The resulting clusters in both adaptations of the algorithm are characterized by a “patchy” appearance, compared to the more uniform nature of our chosen reference atlas of cytoarchitectonic features (von Economo 2009). The “patchiness” appears to relate to a differentiation between gyri and sulci across the cortical folding, known to vary in both overall thickness as well as in laminar composition (Wagstyl et al. 2020; MacDonald et al. 2000). This explanation is strengthened by the fact that this feature appears in both the histological dataset, which includes only laminar composition as input, as well as in the neuroimaging datasets, which also incorporates the overall cortical thickness as input. The difference in uniformity across cortical regions can also be attributed to methodological differences relating to the labeling process of the granularity atlas. This atlas is the result of a manual labeling process by histologists over a century ago according to cellular features observed across entire cortical regions. By comparison, our clustering methodology involves unsupervised labeling of present-day datasets according to assumed cellular features on a vertex-wise basis. The vertex-wise clustering better suits the nature of the neuroimaging datasets and the regional variability in laminar composition. Nevertheless, to better assess the accuracy of the results quantitatively we used a majority vote for clusters across cortical regions. Our analysis found a significant correspondence between each of the four resulting clusters and a different set of granularity indices. Furthermore, examination of the clustering results for three exemplary subjects with unique skills highlights the applicability of this framework in the exploration of some of the structural mechanisms and cytoarchitectonic features behind different skillsets.

It should be noted that this study does not claim to offer a single “optimal” cortical parcellation based on cytoarchitecture. Multiple other cytoarchitectonic parcellations were proposed, based on other modalities (Glasser et al. 2016; Palomero-Gallagher and Zilles 2019). Our study offers an effective solution to the challenge of clustering multilayered, surface-based datasets that represent the regionally varying laminar composition across the cortex. By doing so, three main goals are achieved. First and foremost, the results highlight the role of MRI neuroimaging as a probe of tissue cytoarchitecture, by providing a validation of T1 imaging as a tool for exploring cortical laminar composition. The full validation process is the accumulated result of multiple qualitative and quantitative assessments throughout the study: use of multiple datasets from different modalities (histology and neuroimaging) and species (human and macaque); visual assessment of the clusters as part of an initial global matching of regional patterns; assessment of results for spatially randomized datasets for comparison; and quantitative evaluations of the results, starting with hemispheric symmetry and culminating in correspondence with the granularity atlas. The correspondence between T1 layer clusters and regions with distinct cytoarchitectonic features shows that the T1 imaging framework enables cortical laminar composition analysis (Shamir et al. 2019, 2022; Shamir and Assaf 2021a, b).

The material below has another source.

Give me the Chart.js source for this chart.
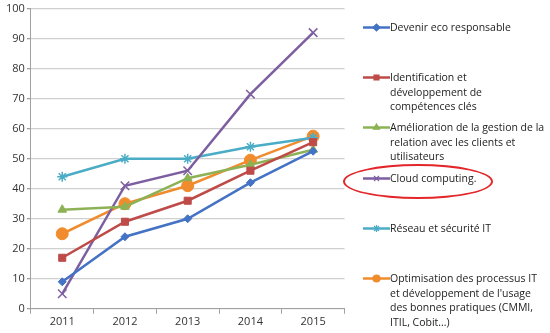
<!DOCTYPE html>
<html><head><meta charset="utf-8">
<script src="https://cdn.jsdelivr.net/npm/chart.js@4"></script>
<style>
html,body{margin:0;padding:0;background:#fff;}
#wrap{position:relative;width:550px;height:333px;overflow:hidden;font-family:"Open Sans","Liberation Sans",sans-serif;}
#cbox{position:absolute;left:0;top:0;width:352px;height:333px;}
.leg{position:absolute;left:363px;font-size:10.5px;line-height:14.5px;color:#222;}
.leg .t{position:absolute;left:27px;top:0;width:190px;white-space:nowrap;}
.leg canvas{position:absolute;left:0;top:0;}
#ell{position:absolute;left:343px;top:164px;width:146px;height:31px;border:2px solid #e3262a;border-radius:50%;}
</style></head><body>
<div id="wrap">
<div id="cbox"><canvas id="c"></canvas></div>
<div id="ell"></div>
<div id="legend"></div>
</div>
<script>
const categories = ["2011","2012","2013","2014","2015"];
const seriesNames = [
  ["Devenir eco responsable"],
  ["Identification et", "développement de", "compétences clés"],
  ["Amélioration de la gestion de la", "relation avec les clients et", "utilisateurs"],
  ["Cloud computing."],
  ["Réseau et sécurité IT"],
  ["Optimisation des processus IT", "et développement de l'usage", "des bonnes pratiques (CMMI,", "ITIL, Cobit...)"]
];
const ecoResponsable = [9, 24, 30, 42, 52.5];
const competences = [17, 29, 36, 46, 55.5];
const relationClients = [33, 34, 43.5, 48, 53];
const cloudComputing = [5, 41, 46, 71.5, 92];
const reseauSecurite = [44, 50, 50, 54, 57];
const optimisation = [25, 35, 41, 49.5, 57.5];
const yTicks = [0,10,20,30,40,50,60,70,80,90,100];

const colors = ["#4472C4","#BE4B48","#8DB255","#7D5FA0","#4BACC6","#F08C2E"];
const pointStyles = ["rectRot","rect","triangle","crossRot","star","circle"];
const radii = [4,5,5,6,5,6];
const values = [ecoResponsable, competences, relationClients, cloudComputing, reseauSecurite, optimisation];

const datasets = values.map((v,i)=>({
  label: seriesNames[i].join(' '),
  data: v,
  borderColor: colors[i],
  backgroundColor: colors[i],
  borderWidth: 2.5,
  pointStyle: pointStyles[i],
  pointRadius: radii[i],
  pointBorderWidth: (pointStyles[i]==="crossRot"||pointStyles[i]==="star") ? 1.5 : 1,
  pointBorderColor: colors[i],
  pointBackgroundColor: colors[i],
  tension: 0
}));

new Chart(document.getElementById('c'), {
  type: 'line',
  data: { labels: categories, datasets },
  options: {
    responsive: true, maintainAspectRatio: false, animation: false,
    layout: { padding: { top: 8, right: 6, bottom: 4, left: 4 } },
    plugins: { legend: { display: false }, tooltip: { enabled: false } },
    scales: {
      x: {
        offset: true,
        grid: { display: true, drawOnChartArea: false, drawTicks: true, tickLength: 5, offset: true, color: '#a0a0a0' },
        border: { display: true, color: '#a0a0a0' },
        ticks: { color: '#333', font: { family: "Open Sans", size: 11 }, padding: 1 }
      },
      y: {
        min: 0, max: 100,
        afterBuildTicks: ax => { ax.ticks = yTicks.map(v=>({value:v})); },
        grid: { color: '#d0d0d0', lineWidth: 1.3, drawTicks: true, tickLength: 4, tickColor: '#a0a0a0' },
        border: { display: true, color: '#a0a0a0' },
        ticks: { color: '#333', font: { family: "Open Sans", size: 11 }, padding: 2 }
      }
    }
  }
});

// HTML legend
const legTops = [20, 70, 120, 171, 221, 271];
const legEl = document.getElementById('legend');
seriesNames.forEach((lines,i)=>{
  const d = document.createElement('div');
  d.className = 'leg';
  d.style.top = legTops[i] + 'px';
  const cv = document.createElement('canvas');
  cv.width = 28; cv.height = 14;
  const g = cv.getContext('2d');
  g.strokeStyle = colors[i]; g.lineWidth = 2.5;
  g.beginPath(); g.moveTo(0,7.5); g.lineTo(27,7.5); g.stroke();
  g.fillStyle = colors[i];
  g.lineWidth = 1.2;
  Chart.helpers.drawPoint(g, {pointStyle: pointStyles[i], radius: 3.5, borderWidth: 1.2}, 13.5, 7.5);
  d.appendChild(cv);
  const t = document.createElement('div');
  t.className = 't';
  lines.forEach((ln,k)=>{
    if (k) t.appendChild(document.createElement('br'));
    t.appendChild(document.createTextNode(ln));
  });
  d.appendChild(t);
  legEl.appendChild(d);
});
</script>
</body></html>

Additional achievements of this study include demonstrating the adaptability and applicability of the BANKSY algorithm (Singhal et al. 2022) to neuroimaging data, as well as demonstrating the applicability of the framework in exploring the cytoarchitectonic features behind unique skillsets, such as musicality or athleticism. In the future, the methodology presented here can be applied to large groups of subjects not only to create a new and updated in vivo atlas of cytoarchitectonic features but also to further characterize subject-specific features associated with various abilities and skills.